This warning comes from 3rd District Supervisor Dave Roberts’ office:
The voice on the phone sounded urgent and serious:
“A warrant for your arrest has been issued by the IRS!”
What a bunch of boloney.
Almost anyone who owns a telephone has been called at least once by some kind of scam artist.
That was the case for a constituent from Rancho Bernardo. She contacted Roberts’ office last week to report that she and her friends had been receiving calls claiming to come from the IRS that sounded genuine. She said she worried that unsuspecting people could become victims of the scammers.
How should she, or anyone else, handle such calls?
“Just ignore them,” said a spokeswoman for District Attorney Bonnie Dumanis. “Don’t engage them. Don’t trust them. Don’t answer questions.
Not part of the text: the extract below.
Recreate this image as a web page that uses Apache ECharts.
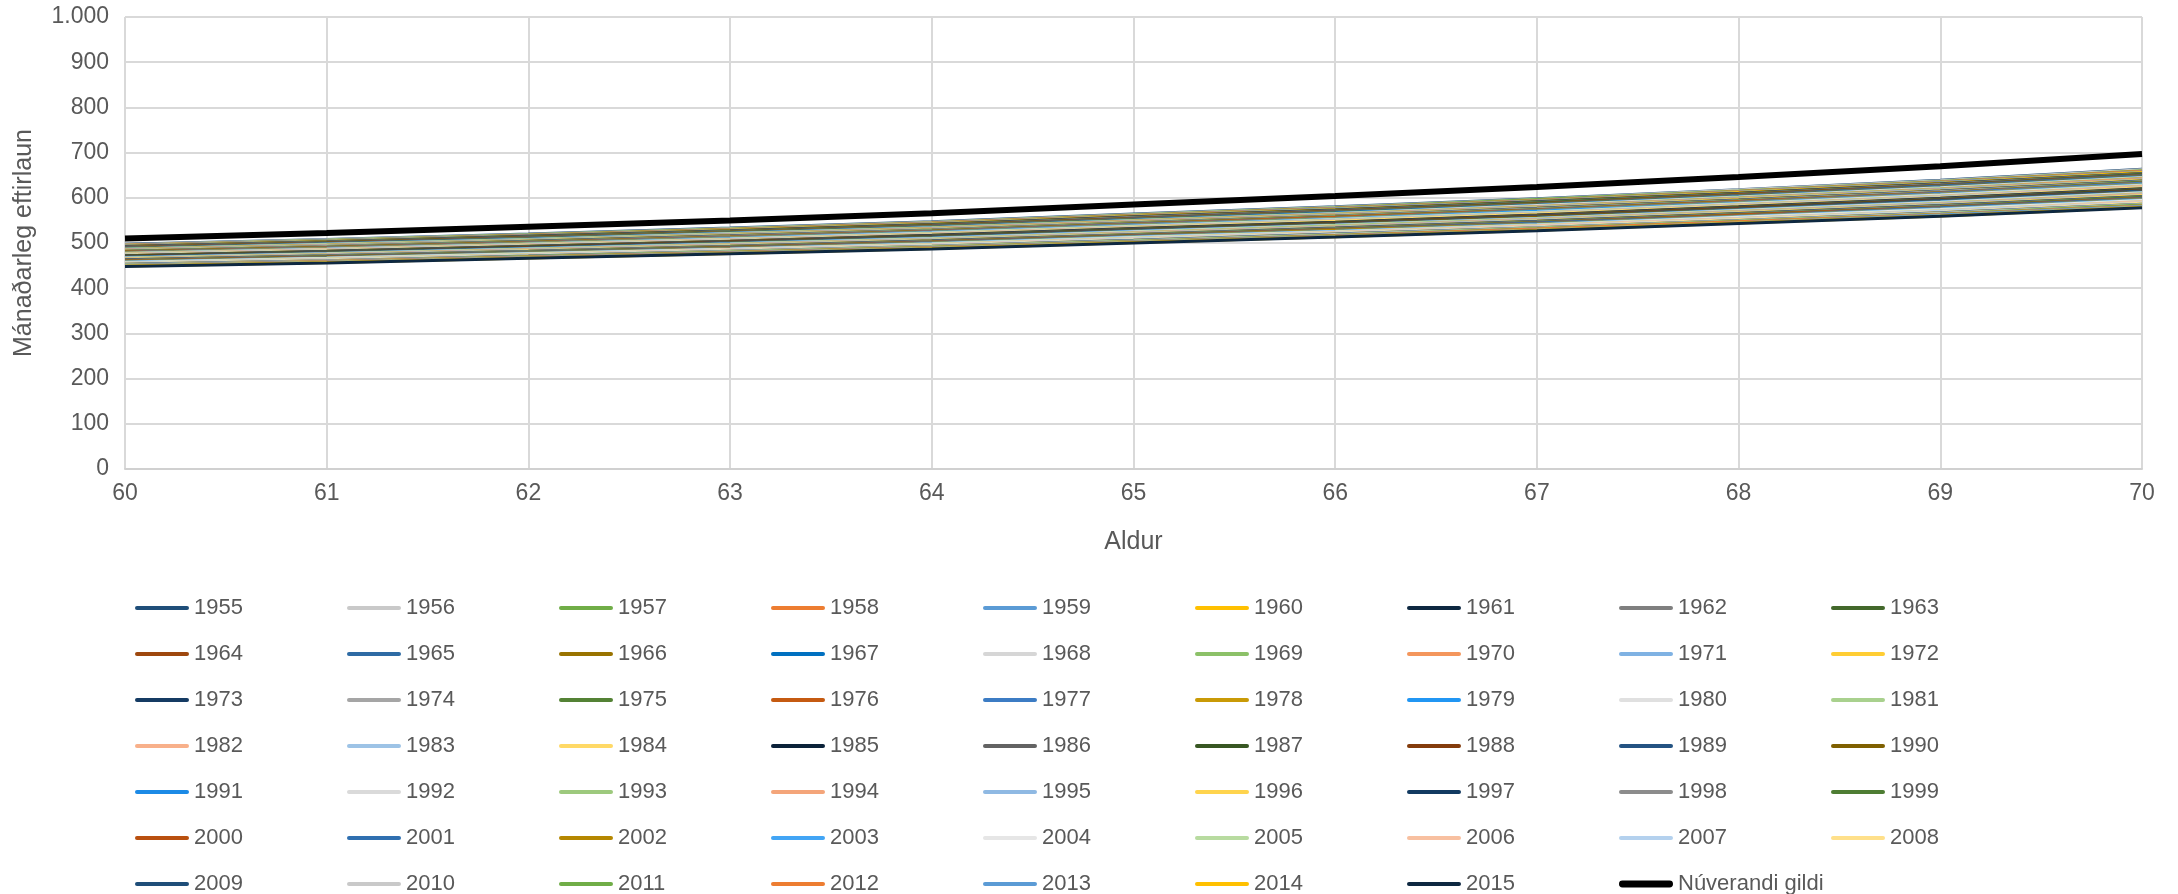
<!DOCTYPE html>
<html>
<head>
<meta charset="utf-8">
<script src="https://cdn.jsdelivr.net/npm/echarts@6/dist/echarts.min.js"></script>
<style>html,body{margin:0;padding:0;background:#fff;}#chart{width:2178px;height:894px;}</style>
</head>
<body>
<div id="chart"></div>
<script>
// Ages on the x axis
const ages = [60, 61, 62, 63, 64, 65, 66, 67, 68, 69, 70];
// Birth cohorts (series names)
const cohorts = [];
for (let y = 1955; y <= 2015; y++) cohorts.push(String(y));
// Values per age, one entry per cohort 1955..2015
const v60 = [497,496,495,495,494,493,492,491,490,490, 489,488,487,486,486,485,484,483,482,481, 481,480,479,478,477,477,476,475,474,473, 472,472,471,470,469,468,468,467,466,465, 464,464,463,462,461,460,459,459,458,457, 456,455,455,454,453,452,451,450,450,449,448];
const v61 = [508,507,506,505,505,504,503,502,501,500, 499,498,498,497,496,495,494,493,492,492, 491,490,489,488,487,486,485,485,484,483, 482,481,480,479,479,478,477,476,475,474, 473,472,472,471,470,469,468,467,466,466, 465,464,463,462,461,460,459,459,458,457,456];
const v62 = [520,519,518,517,516,515,515,514,513,512, 511,510,509,508,507,506,506,505,504,503, 502,501,500,499,498,497,497,496,495,494, 493,492,491,490,489,488,488,487,486,485, 484,483,482,481,480,479,479,478,477,476, 475,474,473,472,471,470,470,469,468,467,466];
const v63 = [533,532,531,530,529,528,527,526,525,524, 523,523,522,521,520,519,518,517,516,515, 514,513,512,511,510,509,508,507,506,505, 504,504,503,502,501,500,499,498,497,496, 495,494,493,492,491,490,489,488,487,486, 485,485,484,483,482,481,480,479,478,477,476];
const v64 = [547,546,545,544,543,542,541,540,539,538, 537,536,535,534,533,532,531,530,529,528, 527,526,525,524,523,522,521,520,519,518, 517,516,515,514,513,512,511,510,509,508, 507,506,505,504,503,502,501,500,499,498, 497,496,495,494,493,492,491,490,489,488,487];
const v65 = [564,563,562,561,560,559,558,557,555,554, 553,552,551,550,549,548,547,546,545,544, 543,542,541,539,538,537,536,535,534,533, 532,531,530,529,528,527,526,525,523,522, 521,520,519,518,517,516,515,514,513,512, 511,510,509,507,506,505,504,503,502,501,500];
const v66 = [580,579,578,577,576,574,573,572,571,570, 569,568,567,565,564,563,562,561,560,559, 558,557,555,554,553,552,551,550,549,548, 546,545,544,543,542,541,540,539,538,536, 535,534,533,532,531,530,529,528,526,525, 524,523,522,521,520,519,517,516,515,514,513];
const v67 = [598,597,596,594,593,592,591,590,589,587, 586,585,584,583,581,580,579,578,577,576, 574,573,572,571,570,568,567,566,565,564, 562,561,560,559,558,557,555,554,553,552, 551,549,548,547,546,545,544,542,541,540, 539,538,536,535,534,533,532,531,529,528,527];
const v68 = [618,617,615,614,613,612,610,609,608,607, 605,604,603,602,600,599,598,597,595,594, 593,592,590,589,588,587,585,584,583,582, 580,579,578,577,575,574,573,572,570,569, 568,567,565,564,563,562,560,559,558,557, 555,554,553,552,550,549,548,547,545,544,543];
const v69 = [639,638,636,635,634,632,631,630,628,627, 626,624,623,622,620,619,618,616,615,614, 612,611,610,608,607,606,604,603,602,600, 599,598,596,595,594,592,591,590,588,587, 586,584,583,582,580,579,578,576,575,574, 572,571,570,568,567,566,564,563,562,560,559];
const v70 = [663,662,660,659,657,656,654,653,652,650, 649,647,646,645,643,642,640,639,637,636, 635,633,632,630,629,628,626,625,623,622, 620,619,618,616,615,613,612,611,609,608, 606,605,603,602,601,599,598,596,595,594, 592,591,589,588,586,585,584,582,581,579,578];
// Current values (black line)
const currentName = 'Núverandi gildi';
const current = [510, 522, 536, 550, 566, 585, 604, 624, 646, 670, 697];
// Y tick values
const yTicks = [0, 100, 200, 300, 400, 500, 600, 700, 800, 900, 1000];

const byAge = [v60, v61, v62, v63, v64, v65, v66, v67, v68, v69, v70];

const palette = [
 '#1F4E79','#C9C9C9','#70AD47','#ED7D31','#5B9BD5','#FFC000',
 '#0E2841','#7F7F7F','#43682B','#9E480E','#2E6BA4','#997300',
 '#0070C0','#D6D6D6','#8CC168','#F4965C','#7FB2E3','#FFCD33',
 '#153B63','#A5A5A5','#548235','#C55A11','#3C7CC4','#C99A06',
 '#2196F3','#E0E0E0','#A9D18E','#F8B08A','#9DC3E6','#FFD966',
 '#0B2239','#636363','#385723','#843C0C','#245382','#7F6000',
 '#1C8AE6','#DADADA','#9DC97D','#F4A57A','#8FB9E3','#FFD44D',
 '#123A61','#8C8C8C','#4E7D33','#B9500F','#2F6FB0','#B58700',
 '#42A5F5','#E6E6E6','#B8DBA0','#F8C0A0','#B4D1EE','#FFE08A'];

const FONT = '"Liberation Sans", Arial, sans-serif';
const TXT = '#595959';

const series = cohorts.map((name, k) => ({
  name: name,
  type: 'line',
  data: ages.map((a, i) => [a, byAge[i][k]]),
  symbol: 'none',
  lineStyle: { width: 3, color: palette[k % palette.length] },
  itemStyle: { color: palette[k % palette.length] },
  animation: false,
  z: 2
}));
series.push({
  name: currentName,
  type: 'line',
  data: ages.map((a, i) => [a, current[i]]),
  symbol: 'none',
  lineStyle: { width: 6, color: '#000000' },
  itemStyle: { color: '#000000' },
  animation: false,
  z: 3
});

const legendData = series.map(s => ({
  name: s.name,
  icon: s.name === currentName ? 'path://M3,0 L51,0 A3.5,3.5 0 0 1 51,7 L3,7 A3.5,3.5 0 0 1 3,0 Z'
                               : 'path://M2,0 L52,0 A2,2 0 0 1 52,4 L2,4 A2,2 0 0 1 2,0 Z',
  itemStyle: { color: s.lineStyle.color }
}));

const chart = echarts.init(document.getElementById('chart'), null, { renderer: 'canvas' });
chart.setOption({
  backgroundColor: '#ffffff',
  animation: false,
  grid: { left: 125, right: 36, top: 17, bottom: 425, containLabel: false },
  xAxis: {
    type: 'value', min: 60, max: 70, interval: 1,
    name: 'Aldur', nameLocation: 'middle', nameGap: 61,
    nameTextStyle: { color: TXT, fontSize: 25, fontFamily: FONT },
    axisLine: { show: true, lineStyle: { color: '#D0D0D0', width: 2 } },
    axisTick: { show: false },
    axisLabel: { color: TXT, fontSize: 23, fontFamily: FONT, margin: 13 },
    splitLine: { show: true, lineStyle: { color: '#D9D9D9', width: 2 } }
  },
  yAxis: {
    type: 'value', min: yTicks[0], max: yTicks[yTicks.length - 1], interval: 100,
    name: 'Mánaðarleg eftirlaun', nameLocation: 'middle', nameGap: 88,
    nameTextStyle: { color: TXT, fontSize: 25, fontFamily: FONT },
    axisLine: { show: false },
    axisTick: { show: false },
    axisLabel: {
      color: TXT, fontSize: 23, fontFamily: FONT, margin: 16,
      formatter: v => String(v).replace(/\B(?=(\d{3})+(?!\d))/g, '.')
    },
    splitLine: { show: true, lineStyle: { color: '#D9D9D9', width: 2 } }
  },
  legend: {
    show: true,
    left: 130, top: 592, width: 1900,
    orient: 'horizontal',
    itemWidth: 54, itemHeight: 14, itemGap: 24,
    textStyle: { color: TXT, fontSize: 22, fontFamily: FONT, width: 129, lineHeight: 21 },
    data: legendData
  },
  series: series
});
</script>
</body>
</html>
Just hang up.”
Phone scams can be hard to track because the scammers often operate overseas and use equipment that disguises their number so the call appears to be domestic.
Solving these kinds of crimes is the mission of CATCH, the Computer and Technology Crime High-Tech Response Team, a multi-agency task force that targets criminals who use technology to prey upon people.
Please keep your guard up. Especially on the phone.
We have advised people to change their number if they’ve been scammed once,” said the DA’s spokeswoman, Tanya Sierra, “because that phone number gets sold on the black market.”